The PLU met with various representatives from the government’s Labor Department last May and also the Hong Kong Confederation of Trade Unions in February—and both used another similar argument holding up the live-in policy, Estrada said. Representatives told her that if migrant domestic workers are allowed to live out, they might roam around at night or work at bars and clubs.
“Any change to the ‘live-in requirement’ that FDHs must reside in employers’ residences will go against the rationale for importing FDHs and the fundamental policy that local employees should enjoy priority in employment,” a spokesperson for the Labor Department told me by email.
Last year, the Hong Kong government passed a new rule to protect foreign domestic workers from cleaning high windows; in January of this year, it announced a code of practice for employment agencies. But little else has been done at the top level to ensure the workers’ basic human rights. “There’s a lack of acknowledgement that what migrant workers do is work—that it’s a valuable contribution to Hong Kong,” said Anderson, drawing on the Justice Center’s interviews with foreign domestic workers. “Many talked about a general lack of respect for them as people—they were told what to wear, when they could go to the bathroom, and criticized for everything.”

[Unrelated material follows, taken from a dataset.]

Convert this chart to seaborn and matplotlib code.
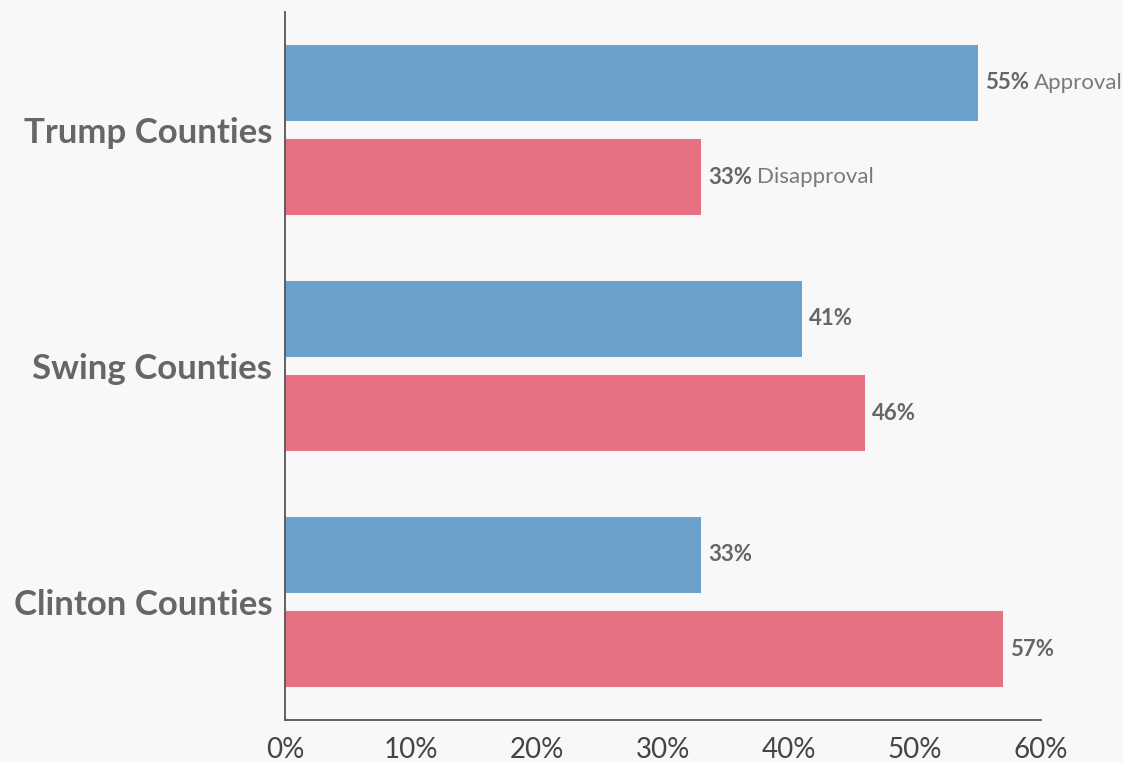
import pandas as pd
import seaborn as sns
import matplotlib.pyplot as plt
from matplotlib.ticker import FuncFormatter

condados = ['Trump Counties', 'Swing Counties', 'Clinton Counties']
aprobacion = [55, 41, 33]
desaprobacion = [33, 46, 57]
series = ['Approval', 'Disapproval']
ticks_x = [0, 10, 20, 30, 40, 50, 60]

colores = ['#6CA1CC', '#E87083']
gris = '#666666'
fondo = '#F8F8F8'

df = pd.DataFrame({
    'condado': condados * 2,
    'serie': [series[0]] * 3 + [series[1]] * 3,
    'valor': aprobacion + desaprobacion,
})

sns.set_theme(style='white')
plt.rcParams['font.family'] = ['Lato', 'DejaVu Sans']

fig = plt.figure(figsize=(11.23, 7.62), dpi=100, facecolor=fondo)
ax = fig.add_axes([285 / 1123, 1 - 720 / 762, (1041 - 285) / 1123, (720 - 12) / 762])
ax.set_facecolor(fondo)

sns.barplot(
    data=df, y='condado', x='valor', hue='serie',
    order=condados, hue_order=series, palette=colores,
    orient='h', width=0.8, gap=0.19, saturation=1,
    linewidth=0, legend=False, ax=ax,
)

ax.set_xlim(0, 60)
ax.set_ylim(2.5, -0.5)
ax.set_xticks(ticks_x)
ax.xaxis.set_major_formatter(FuncFormatter(lambda v, p: f'{v:.0f}%'))
ax.set_xlabel('')
ax.set_ylabel('')

for s in ['top', 'right']:
    ax.spines[s].set_visible(False)
for s in ['left', 'bottom']:
    ax.spines[s].set_color('#555555')
    ax.spines[s].set_linewidth(1.3)

ax.tick_params(axis='x', direction='in', length=13, width=1.3, color='#444444',
               pad=12, labelsize=20, labelcolor='#444444')
ax.tick_params(axis='y', length=0, pad=9, labelsize=25, labelcolor=gris)
for t in ax.get_yticklabels():
    t.set_fontweight('bold')

# etiquetas de valor al final de cada barra
for i, cont in enumerate(ax.containers):
    for j, barra in enumerate(cont):
        v = barra.get_width()
        yc = barra.get_y() + barra.get_height() / 2
        txt = ax.annotate(f'{v:.0f}%', (v, yc), xytext=(5, 0), textcoords='offset points',
                          ha='left', va='center', fontsize=16, fontweight='bold', color=gris)
        if j == 0:
            txt.set_gid(series[i])

# nombre de la serie junto a las barras del primer grupo
fig.canvas.draw()
renderer = fig.canvas.get_renderer()
for t in list(ax.texts):
    if t.get_gid():
        bb = t.get_window_extent(renderer)
        fig.text(bb.x1 + 5, (bb.y0 + bb.y1) / 2, t.get_gid(), transform=None,
                 ha='left', va='center', fontsize=16, color='#7a7a7a')

fig.savefig('out.png', dpi=100, facecolor=fondo)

In March 2016, Anderson co-authored a report that found that 17 percent of more than 1,000 foreign domestic workers experienced conditions tantamount to forced labor. According to the Justice Center’s interviews, these women were working and living under duress. They were on call day and night, their wages were manipulated, and their identity documents were confiscated. Employers also purposely isolated them, in many cases, allegedly taking away their cellphones.
Why foreign domestic workers stay trapped within this system of abuse is nuanced. The Hong Kong government only allows them to stay in the city for two weeks if their contracts are terminated—often deterring women from reporting severe cases of abuse. Beyond that, many are caught in spiraling debts to the employment agencies that brokered their contracts and are meanwhile breadwinners for their husbands and children in their home countries.
“We’ll head back to the Philippines alive and kicking, but without money and without husbands,” said Borja, the PLU secretary, adding that with years of distance the men often lose interest and find lovers. “It’s back to zero.”
As she waits to see if the police will press charges against her or her employer, Nicole is staying in a bare-bones shelter funded by the Philippine consulate with little to do during her days and no source of income.
She’s still sending money back home to Davao City, Philippines, even though she’s indebted to her employment agency for upward of $1,000. But Nicole is too afraid of the shame in telling her friends and family she lost her job in what they still perceive to be a glamorous Hong Kong, a place bursting with moneymaking opportunities and social mobility.
“I sent money to buy milk and medicine—my child is sick now with a fever. I thought Hong Kong was the right place for the helper,” she said, her face covered in tears. “I thought so.”
* Names have been changed to protect the identities of the subjects.